Directions: Nothing should be output except the lines from the one containing "Write the Chart.js code for this chart." through the one containing "var legendText = '95% confidence interval';", both ends included, each repeated exactly.

Some records
## begin
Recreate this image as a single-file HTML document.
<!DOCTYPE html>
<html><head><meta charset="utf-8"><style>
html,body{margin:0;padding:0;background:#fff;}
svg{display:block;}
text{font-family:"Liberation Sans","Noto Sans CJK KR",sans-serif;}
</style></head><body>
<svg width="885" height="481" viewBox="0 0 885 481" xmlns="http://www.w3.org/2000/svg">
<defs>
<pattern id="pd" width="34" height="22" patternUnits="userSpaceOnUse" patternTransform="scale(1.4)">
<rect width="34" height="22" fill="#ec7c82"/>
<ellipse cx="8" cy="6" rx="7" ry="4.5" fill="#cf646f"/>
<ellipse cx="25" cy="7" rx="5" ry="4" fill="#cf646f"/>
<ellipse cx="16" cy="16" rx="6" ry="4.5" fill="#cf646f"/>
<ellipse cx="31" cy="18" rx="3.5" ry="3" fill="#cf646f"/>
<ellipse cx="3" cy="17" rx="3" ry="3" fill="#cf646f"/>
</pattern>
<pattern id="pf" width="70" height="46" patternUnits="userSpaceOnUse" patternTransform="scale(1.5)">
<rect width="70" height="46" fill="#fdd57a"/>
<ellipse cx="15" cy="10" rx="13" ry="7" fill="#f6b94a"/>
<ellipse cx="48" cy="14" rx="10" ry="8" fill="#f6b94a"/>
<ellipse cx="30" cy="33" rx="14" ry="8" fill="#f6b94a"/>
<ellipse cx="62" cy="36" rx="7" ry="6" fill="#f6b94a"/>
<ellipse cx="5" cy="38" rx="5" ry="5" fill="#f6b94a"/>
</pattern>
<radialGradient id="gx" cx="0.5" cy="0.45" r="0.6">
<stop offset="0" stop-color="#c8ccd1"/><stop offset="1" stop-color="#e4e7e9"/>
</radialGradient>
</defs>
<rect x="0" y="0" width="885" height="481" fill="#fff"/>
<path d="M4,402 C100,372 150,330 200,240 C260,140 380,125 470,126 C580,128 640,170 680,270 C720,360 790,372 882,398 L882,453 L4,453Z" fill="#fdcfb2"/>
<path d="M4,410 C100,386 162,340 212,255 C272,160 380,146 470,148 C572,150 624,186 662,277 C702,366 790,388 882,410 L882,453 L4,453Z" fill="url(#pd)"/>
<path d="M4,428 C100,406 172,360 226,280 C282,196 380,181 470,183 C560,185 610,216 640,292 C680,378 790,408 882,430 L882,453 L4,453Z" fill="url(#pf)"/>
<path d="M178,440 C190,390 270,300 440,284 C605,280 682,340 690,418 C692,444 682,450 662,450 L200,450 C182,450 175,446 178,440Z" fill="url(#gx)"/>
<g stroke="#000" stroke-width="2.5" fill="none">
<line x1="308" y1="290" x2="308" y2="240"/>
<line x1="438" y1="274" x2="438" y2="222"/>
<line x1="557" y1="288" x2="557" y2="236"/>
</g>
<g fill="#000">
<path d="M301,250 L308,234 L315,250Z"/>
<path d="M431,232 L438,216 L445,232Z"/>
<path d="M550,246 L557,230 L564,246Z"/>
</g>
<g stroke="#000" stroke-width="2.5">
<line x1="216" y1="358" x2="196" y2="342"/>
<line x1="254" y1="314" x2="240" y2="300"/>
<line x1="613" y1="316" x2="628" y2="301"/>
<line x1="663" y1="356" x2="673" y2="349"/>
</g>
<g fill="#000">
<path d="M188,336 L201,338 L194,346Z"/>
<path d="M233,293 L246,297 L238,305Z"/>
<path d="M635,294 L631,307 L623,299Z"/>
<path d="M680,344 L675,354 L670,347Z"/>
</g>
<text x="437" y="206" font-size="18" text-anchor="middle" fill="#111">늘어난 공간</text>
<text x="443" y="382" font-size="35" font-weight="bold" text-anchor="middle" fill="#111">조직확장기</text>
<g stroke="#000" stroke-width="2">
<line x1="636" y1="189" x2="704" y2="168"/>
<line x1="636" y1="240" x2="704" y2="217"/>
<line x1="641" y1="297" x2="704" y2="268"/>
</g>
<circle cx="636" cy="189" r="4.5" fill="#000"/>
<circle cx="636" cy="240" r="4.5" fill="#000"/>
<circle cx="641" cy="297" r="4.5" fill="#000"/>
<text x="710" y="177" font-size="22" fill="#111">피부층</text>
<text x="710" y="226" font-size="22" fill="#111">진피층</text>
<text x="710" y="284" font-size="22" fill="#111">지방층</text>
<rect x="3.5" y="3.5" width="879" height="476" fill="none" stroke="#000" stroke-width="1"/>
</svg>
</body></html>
## end
## begin
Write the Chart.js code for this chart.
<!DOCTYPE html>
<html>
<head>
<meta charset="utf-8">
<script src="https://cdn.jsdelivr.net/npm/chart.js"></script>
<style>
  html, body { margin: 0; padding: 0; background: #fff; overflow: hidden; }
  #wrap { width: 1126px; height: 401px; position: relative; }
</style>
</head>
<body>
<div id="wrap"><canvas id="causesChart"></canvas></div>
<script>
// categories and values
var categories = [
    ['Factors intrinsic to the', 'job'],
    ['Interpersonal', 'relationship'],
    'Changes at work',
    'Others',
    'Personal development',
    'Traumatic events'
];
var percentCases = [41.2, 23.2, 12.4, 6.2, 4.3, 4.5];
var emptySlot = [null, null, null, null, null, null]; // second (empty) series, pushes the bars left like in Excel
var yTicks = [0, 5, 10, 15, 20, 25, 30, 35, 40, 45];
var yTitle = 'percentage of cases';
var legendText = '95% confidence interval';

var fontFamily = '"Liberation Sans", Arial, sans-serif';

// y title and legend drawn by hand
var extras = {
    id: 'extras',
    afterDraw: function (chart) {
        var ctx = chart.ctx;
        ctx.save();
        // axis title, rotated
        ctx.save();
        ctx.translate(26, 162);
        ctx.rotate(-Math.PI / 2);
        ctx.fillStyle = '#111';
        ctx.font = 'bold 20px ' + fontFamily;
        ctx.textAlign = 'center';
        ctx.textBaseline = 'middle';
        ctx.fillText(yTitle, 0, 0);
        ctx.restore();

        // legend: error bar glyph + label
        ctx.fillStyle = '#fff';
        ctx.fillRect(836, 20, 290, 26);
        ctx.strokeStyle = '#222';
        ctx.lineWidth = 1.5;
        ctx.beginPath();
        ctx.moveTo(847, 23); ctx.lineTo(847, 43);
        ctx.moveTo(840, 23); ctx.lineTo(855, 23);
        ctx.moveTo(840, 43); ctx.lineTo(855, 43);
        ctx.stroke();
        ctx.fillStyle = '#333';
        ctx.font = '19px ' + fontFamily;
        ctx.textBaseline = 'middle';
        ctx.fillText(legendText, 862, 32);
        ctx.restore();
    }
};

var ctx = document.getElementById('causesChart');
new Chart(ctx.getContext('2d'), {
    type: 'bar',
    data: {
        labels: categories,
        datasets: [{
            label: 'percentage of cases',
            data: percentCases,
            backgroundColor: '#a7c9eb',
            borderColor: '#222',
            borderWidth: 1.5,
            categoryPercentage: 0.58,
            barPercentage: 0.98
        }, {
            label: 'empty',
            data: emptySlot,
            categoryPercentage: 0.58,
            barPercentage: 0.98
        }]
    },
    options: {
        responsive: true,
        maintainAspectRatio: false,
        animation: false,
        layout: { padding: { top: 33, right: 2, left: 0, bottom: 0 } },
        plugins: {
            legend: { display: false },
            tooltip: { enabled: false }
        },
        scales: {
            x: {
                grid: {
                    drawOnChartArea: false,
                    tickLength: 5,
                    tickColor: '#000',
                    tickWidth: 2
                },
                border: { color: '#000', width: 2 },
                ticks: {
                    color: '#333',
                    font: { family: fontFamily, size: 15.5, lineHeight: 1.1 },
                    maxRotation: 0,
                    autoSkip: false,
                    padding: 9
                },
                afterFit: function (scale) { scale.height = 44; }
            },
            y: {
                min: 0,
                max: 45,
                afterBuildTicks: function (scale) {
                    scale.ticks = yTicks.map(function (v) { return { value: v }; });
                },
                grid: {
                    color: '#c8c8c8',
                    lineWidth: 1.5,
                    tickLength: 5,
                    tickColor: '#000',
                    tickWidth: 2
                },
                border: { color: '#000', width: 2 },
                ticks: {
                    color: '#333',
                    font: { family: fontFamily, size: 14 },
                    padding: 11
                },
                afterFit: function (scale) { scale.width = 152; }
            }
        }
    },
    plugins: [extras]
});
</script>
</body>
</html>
## end
Task response:
Write the Chart.js code for this chart.
<!DOCTYPE html>
<html>
<head>
<meta charset="utf-8">
<script src="https://cdn.jsdelivr.net/npm/chart.js"></script>
<style>
  html, body { margin: 0; padding: 0; background: #fff; overflow: hidden; }
  #wrap { width: 1126px; height: 401px; position: relative; }
</style>
</head>
<body>
<div id="wrap"><canvas id="causesChart"></canvas></div>
<script>
// categories and values
var categories = [
    ['Factors intrinsic to the', 'job'],
    ['Interpersonal', 'relationship'],
    'Changes at work',
    'Others',
    'Personal development',
    'Traumatic events'
];
var percentCases = [41.2, 23.2, 12.4, 6.2, 4.3, 4.5];
var emptySlot = [null, null, null, null, null, null]; // second (empty) series, pushes the bars left like in Excel
var yTicks = [0, 5, 10, 15, 20, 25, 30, 35, 40, 45];
var yTitle = 'percentage of cases';
var legendText = '95% confidence interval';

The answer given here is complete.